Je regrette qu'une telle erreur de calcul puisse se produire. Nous devons d'abord attendre l'enquête neutre. Heureusement, l'AVS s'en sort un peu mieux. Mais le problème de fond demeure: les finances de l'AVS se détériorent un peu moins vite, mais elles se détériorent. Dès 2026, le résultat de répartition sera négatif.

Le Conseil fédéral veut financer la 13e rente AVS par une hausse de la TVA. Votre association a également plaidé pour cette variante. Pourquoi?
Avec la 13e rente AVS, les retraités sont mieux lotis, il est donc juste qu'ils y contribuent également. La TVA est donc plus juste que les cotisations salariales. Compte tenu de la nouvelle situation de départ, nous devrions attendre les nouveaux chiffres.

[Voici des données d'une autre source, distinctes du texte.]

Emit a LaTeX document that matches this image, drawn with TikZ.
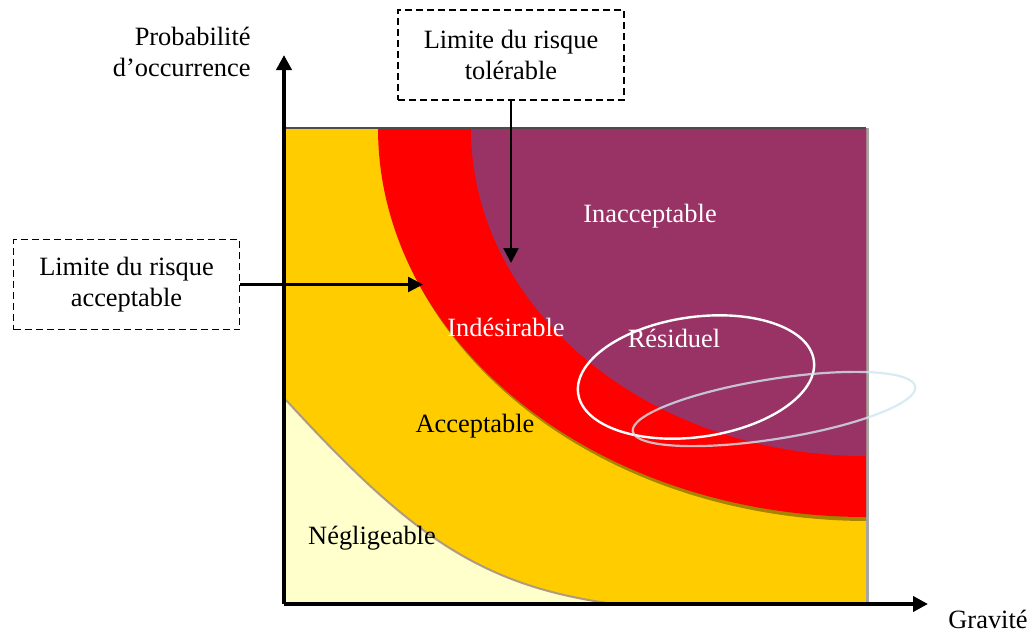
\documentclass[tikz,border=0pt]{standalone}
\usepackage{fontspec}
\setmainfont{Liberation Serif}
\usetikzlibrary{positioning, arrows.meta}

\definecolor{jaune}{HTML}{FFCC00}
\definecolor{pale}{HTML}{FFFFCC}
\definecolor{rouge}{HTML}{FF0000}
\definecolor{violet}{HTML}{993366}
\definecolor{bord}{HTML}{B09A80}
\definecolor{ciel}{HTML}{CFE6EF}

\begin{document}
\begin{tikzpicture}[x=0.5pt,y=0.5pt,
        font=\fontsize{13.2}{15.5}\selectfont,
        limite/.style={draw, dash pattern=on 3.5pt off 2pt, line width=0.75pt,
            minimum width=113pt, minimum height=45pt, align=center},
        axe/.style={line width=2pt, -{Triangle[length=7.5pt,width=7.5pt]}},
        fleche/.style={line width=1.2pt, -{Triangle[length=7.5pt,width=7.5pt]}},
        zone/.style={inner sep=0pt}]
        \useasboundingbox (0,0) rectangle (1029,634);

        % zones
        \fill[black!35] (866,31) rectangle (869,506);
        \begin{scope}
            \clip (286,31) rectangle (866,506);
            \fill[jaune] (286,31) rectangle (866,506);
            \fill[pale] (286,31) -- (286,234) .. controls (407,102) and (477,50) .. (607,31) -- cycle;
            \draw[bord, line width=1pt] (286,234) .. controls (407,102) and (477,50) .. (607,31);
            \fill[black, opacity=0.35] (868,502) ellipse [x radius=488, y radius=389];
            \fill[rouge] (866,506) ellipse [x radius=488, y radius=389];
            \fill[violet] (866,506) ellipse [x radius=395, y radius=328];
        \end{scope}
        \draw[black!70, line width=0.6pt] (284,506) -- (866,506);

        \draw[white, line width=1.2pt, rotate around={8:(696,257)}] (696,257) ellipse [x radius=119, y radius=60];
        \draw[ciel, opacity=0.8, line width=1.1pt, rotate around={9:(774,225)}] (774,225) ellipse [x radius=143, y radius=30];

        % axes
        \coordinate (O) at (284,30);
        \coordinate (ytop) at (284,579);
        \coordinate (xend) at (928,30);
        \draw[axe] (O) -- (ytop);
        \draw[axe] (O) -- (xend);
        \node[zone, anchor=east, align=right] (proba) at (251,582) {Probabilité\\d’occurrence};
        \node[zone] (gravite) at (988,15) {Gravité};

        % limites
        \node[limite] (tolbox) at (511,579) {Limite du risque\\tolérable};
        \node[limite] (accbox) at (126.5,349.5) {Limite du risque\\acceptable};
        \coordinate (tolpt) at (511,371);
        \coordinate (accpt) at (423,349.5);
        \draw[fleche] (tolbox) -- (tolpt);
        \draw[fleche] (accbox) -- (accpt);

        % noms des zones
        \node[zone, text=white] (inacc) at (650,418) {Inacceptable};
        \node[zone, text=white] (indes) at (506,307) {Indésirable};
        \node[zone, text=white] (resid) at (674,296) {Résiduel};
        \node[zone] (accept) at (475,208) {Acceptable};
        \node[zone] (neglig) at (372,96) {Négligeable};
    \end{tikzpicture}
\end{document}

Il n'est pas certain qu'un financement complémentaire immédiat soit nécessaire. Si c'est le cas, nous plaidons pour une augmentation de la TVA limitée dans un premier temps.

Malgré le revers cuisant subi par l'initiative sur les retraites des jeunes libéraux-radicaux, les employeurs continuent d'insister sur l'augmentation de l'âge de la retraite. N'est-ce pas illusoire?
L'évolution démographique ne change pas, le problème de fond demeure. C'est pourquoi nous ne pouvons pas faire l'économie d'une flexibilisation et d'une augmentation de l'âge de la retraite. Nous devons continuer à mener cette discussion.

Nous arriverons alors à la retraite à 66, 67 ans ou plus?
Je ne veux pas m'engager sur un chiffre fixe. Mais l'idée de l'initiative sur les retraites de lier l'âge de référence de la retraite à l'espérance de vie était à mon avis la bonne. Nous pourrions alors également l'adapter par étapes mensuelles. De nouveaux modèles, comme une durée de travail à vie, devraient aussi être examinés. Mais il est clair qu'il faut une solution durable, de sorte que nous ne devions pas décider d'un financement d'urgence tous les deux ou trois ans.